• [Records provided]:
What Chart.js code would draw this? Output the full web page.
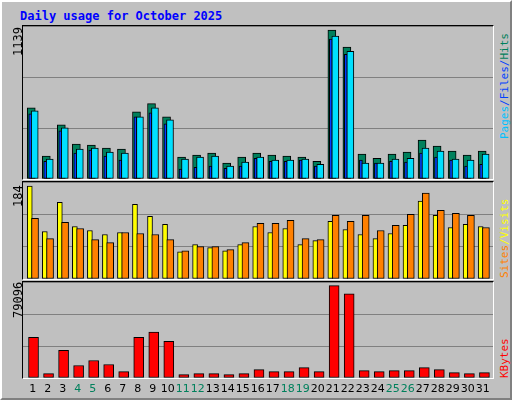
<!DOCTYPE html>
<html><head><meta charset="utf-8">
<script src="https://cdn.jsdelivr.net/npm/chart.js@4"></script>
<style>
body{margin:0;background:#fff}
#frame{position:absolute;left:0;top:0;width:508px;height:396px;background:#c0c0c0;border-left:2px solid #fff;border-top:2px solid #fff;border-right:2px solid #808080;border-bottom:2px solid #808080;outline:1px solid #000;font-family:"DejaVu Sans Mono",monospace}
#title{position:absolute;left:18px;top:7px;color:#0000ff;font-weight:bold;font-size:12px}
.pane{position:absolute;left:20px;width:470px;border-top:1px solid #000;border-left:1px solid #000;border-right:1px solid #fff;border-bottom:1px solid #fff}
.pane canvas{position:absolute;left:0;top:0}
.vl{position:absolute;transform-origin:0 0;transform:rotate(-90deg);font-size:12px;white-space:nowrap}
.vr{font-size:11px}
.day{position:absolute;top:380px;font-size:11px;font-family:"DejaVu Sans",sans-serif;width:20px;text-align:center}
</style></head><body>
<div id="frame">
<div id="title">Daily usage for October 2025</div>
<div class="pane" style="top:23px;height:153px"><canvas id="c1"></canvas></div>
<div class="pane" style="top:179px;height:97px"><canvas id="c2"></canvas></div>
<div class="pane" style="top:279px;height:96px"><canvas id="c3"></canvas></div>
<div class="vl" style="left:9px;top:54px">1139</div>
<div class="vl" style="left:9px;top:205px">184</div>
<div class="vl" style="left:9px;top:316px">79096</div>
<div class="vl vr" style="left:496px;top:137px"><span style="color:#00c0ff">Pages</span><span style="color:#0040ff">/Files/</span><span style="color:#00805c">Hits</span></div>
<div class="vl vr" style="left:496px;top:276px"><span style="color:#ff8000">Sites</span><span style="color:#ffff00">/Visits</span></div>
<div class="vl vr" style="left:496px;top:376px;color:#ff0000">KBytes</div>
<div id="days"></div>
</div>
<script>
const days = Array.from({length: 31}, (_, i) => i + 1);
const weekend = [4, 5, 11, 12, 18, 19, 25, 26];
const hits = [545,175,414,267,260,237,229,514,576,476,167,183,198,121,167,198,183,175,167,136,1139,1008,190,159,190,206,298,252,213,183,213];
const files = [522,152,391,229,237,206,198,476,545,452,152,167,175,98,129,167,144,144,152,113,1093,977,121,121,152,159,237,213,152,144,190];
const pages = [499,136,368,198,221,175,144,476,506,422,75,90,98,82,98,159,136,136,144,98,1070,954,144,121,136,129,198,167,144,98,113];
const visits = [184,94,152,104,96,88,92,148,124,108,54,68,62,56,68,104,92,100,68,76,114,98,88,80,90,106,154,126,102,108,104];
const sites = [120,80,112,100,78,72,92,90,88,78,56,64,64,58,72,110,110,116,80,78,126,114,126,96,106,128,170,136,130,126,102];
const kbytes = [34930,3750,23670,10680,15010,11550,5490,34930,39260,31470,2890,3750,3750,2890,3750,7220,5490,5490,8950,5490,79096,72170,6350,5490,6350,6350,8950,7220,4620,3750,4620];

function pts(vals, off) { return vals.map((v, i) => ({x: days[i] + off, y: v})); }
function ds(vals, off, color, w, order) {
  return {data: pts(vals, off), backgroundColor: color, borderColor: '#000', borderWidth: 1,
    borderSkipped: false, barThickness: w, order: order, grouped: false};
}
function make(id, w, h, max, sets) {
  const cv = document.getElementById(id);
  cv.width = w; cv.height = h; cv.style.width = w + 'px'; cv.style.height = h + 'px';
  return new Chart(cv, {
    type: 'bar',
    data: {datasets: sets},
    options: {
      responsive: false, animation: false, devicePixelRatio: 1,
      layout: {padding: 0},
      plugins: {legend: {display: false}, tooltip: {enabled: false}},
      scales: {
        x: {type: 'linear', min: 0.35, max: 31.62, offset: false, display: false},
        y: {min: 0, max: max, display: true, border: {display: false},
          ticks: {display: false, stepSize: max / 3},
          grid: {color: '#808080', lineWidth: 1, drawTicks: false}}
      }
    }
  });
}
make('c1', 470, 153, 1170, [
  ds(hits, -0.1, '#00805c', 8, 3),
  ds(pages, -0.17, '#0040ff', 3, 2),
  ds(files, 0.13, '#00e0ff', 7, 1)
]);
make('c2', 470, 97, 192, [
  ds(visits, -0.2, '#ffff00', 5, 2),
  ds(sites, 0.15, '#ff8000', 7, 1)
]);
make('c3', 470, 96, 82270, [
  ds(kbytes, 0.05, '#ff0000', 10, 1)
]);
const dl = document.getElementById('days');
days.forEach(d => {
  const s = document.createElement('div');
  s.className = 'day';
  s.textContent = d;
  s.style.left = (21 + (d - 0.35) * 15 - 10) + 'px';
  s.style.color = weekend.includes(d) ? '#00805c' : '#000';
  dl.appendChild(s);
});
</script>
</body></html>
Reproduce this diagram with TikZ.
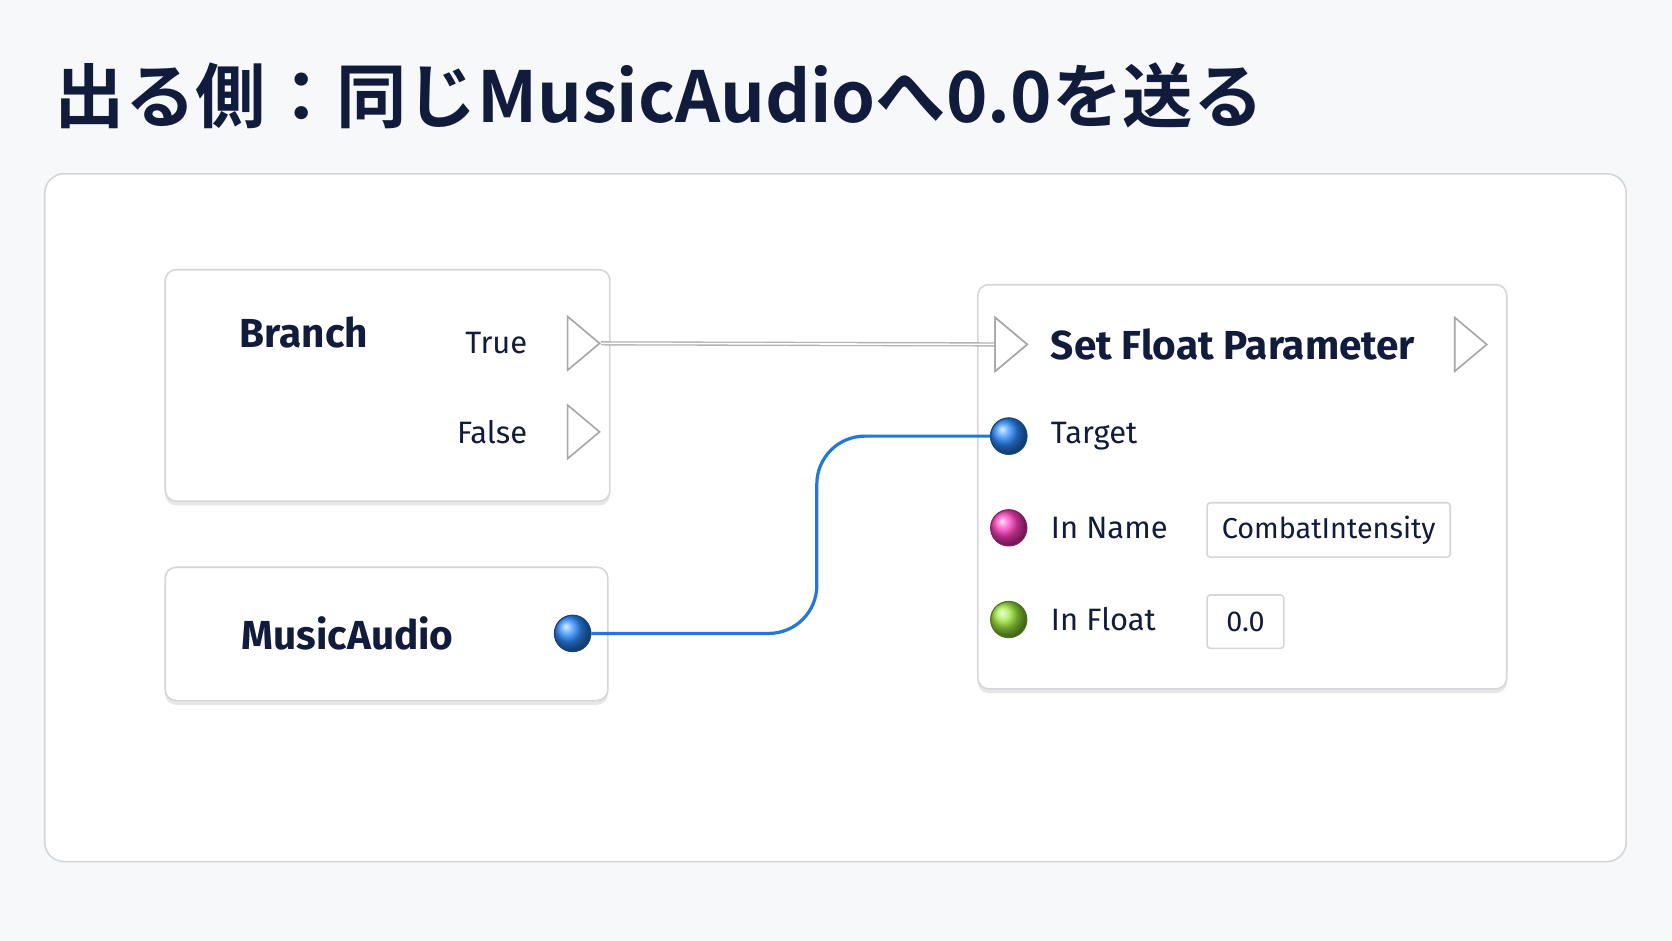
\documentclass[tikz,border=0pt]{standalone}
\usepackage{fontspec}
\setmainfont{Fira Sans}
\newfontfamily\cjkbold[BoldFont={* Bold}]{Noto Sans CJK JP}
\usetikzlibrary{shapes.geometric,shadows,positioning}
\definecolor{ink}{HTML}{111B3C}
\definecolor{bgray}{HTML}{F7F8FA}
\definecolor{edge}{HTML}{D4D6DA}
\definecolor{pinblue}{HTML}{2A8BFF}
\definecolor{pinpink}{HTML}{FF3DBE}
\definecolor{pingreen}{HTML}{9BE63A}
\begin{document}
\begin{tikzpicture}[x=1pt,y=-1pt]
    \tikzstyle{block}=[draw=edge,line width=1.5pt,fill=white,rounded corners=10pt,
      drop shadow={shadow xshift=0pt,shadow yshift=-4pt,fill=black!18}]
    \tikzstyle{title}=[font=\fontsize{38}{42}\selectfont\bfseries,text=ink]
    \tikzstyle{label}=[font=\fontsize{29}{32}\selectfont,text=ink,anchor=west]
    \tikzstyle{exec}=[isosceles triangle,isosceles triangle apex angle=80,draw=black!35,
      line width=1.5pt,fill=white,minimum height=30pt,inner sep=0pt]
    \tikzstyle{pin}=[circle,minimum size=34pt,inner sep=0pt,line width=1pt]
    \tikzstyle{field}=[draw=edge,line width=1.5pt,fill=white,rounded corners=3pt,
      font=\fontsize{27}{30}\selectfont,text=ink,inner sep=0pt]

    \fill[bgray] (0,0) rectangle (1568,882);
    \node[font=\cjkbold\bfseries\fontsize{66}{70}\selectfont,text=ink,anchor=west] (heading) at (48,90) {出る側：同じMusicAudioへ0.0を送る};
    \draw[draw=edge,line width=1.5pt,fill=white,rounded corners=18pt] (42,163) rectangle (1525,808);

    % Branch
    \draw[block] (155,253) rectangle (572,470);
    \node[title] (branch) at (285,312) {Branch};
    \node[label,anchor=east] (true label) at (498,322) {True};
    \node[label,anchor=east] (false label) at (498,405) {False};
    \node[exec] (true) at (544,322) {};
    \node[exec] (false) at (544,405) {};

    % MusicAudio
    \draw[block] (155,532) rectangle (570,657);
    \node[title] (music) at (326,594) {MusicAudio};
    \node[pin,ball color=pinblue,draw=pinblue!50!black] (music out) at (537,594) {};

    % Set Float Parameter
    \draw[block] (917,267) rectangle (1413,646);
    \node[exec] (set in) at (945,323) {};
    \node[title,anchor=west] (set) at (982,323) {Set Float Parameter};
    \node[exec] (set out) at (1376,323) {};
    \node[pin,ball color=pinblue,draw=pinblue!50!black] (target) at (946,409) {};
    \node[pin,ball color=pinpink,draw=pinpink!50!black] (in name) at (946,495) {};
    \node[pin,ball color=pingreen,draw=pingreen!50!black] (in float) at (946,581) {};
    \node[label] (target label) at (982,409) {Target};
    \node[label] (name label) at (982,495) {In Name};
    \node[label] (float label) at (982,581) {In Float};
    \node[field,minimum width=228pt,minimum height=51pt] (name value) at (1246,497) {CombatIntensity};
    \node[field,minimum width=72pt,minimum height=50pt] (float value) at (1168,583) {0.0};

    % wires
    \draw[black!30,line width=4pt] (true.apex) -- (set in.west);
    \draw[white,line width=1.5pt] (true.apex) -- (set in.west);
    \draw[pinblue!85!black,line width=3pt,rounded corners=45pt] (music out.east) -| (766,409) -- (target.west);
    \node[pin,ball color=pinblue,draw=pinblue!50!black] at (music out) {};
    \node[pin,ball color=pinblue,draw=pinblue!50!black] at (target) {};
    \node[exec] at (set in) {};
\end{tikzpicture}
\end{document}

• [Goal]: Copy out every line in the entries above that holds "this".

• [Written response]:
What Chart.js code would draw this? Output the full web page.
Reproduce this diagram with TikZ.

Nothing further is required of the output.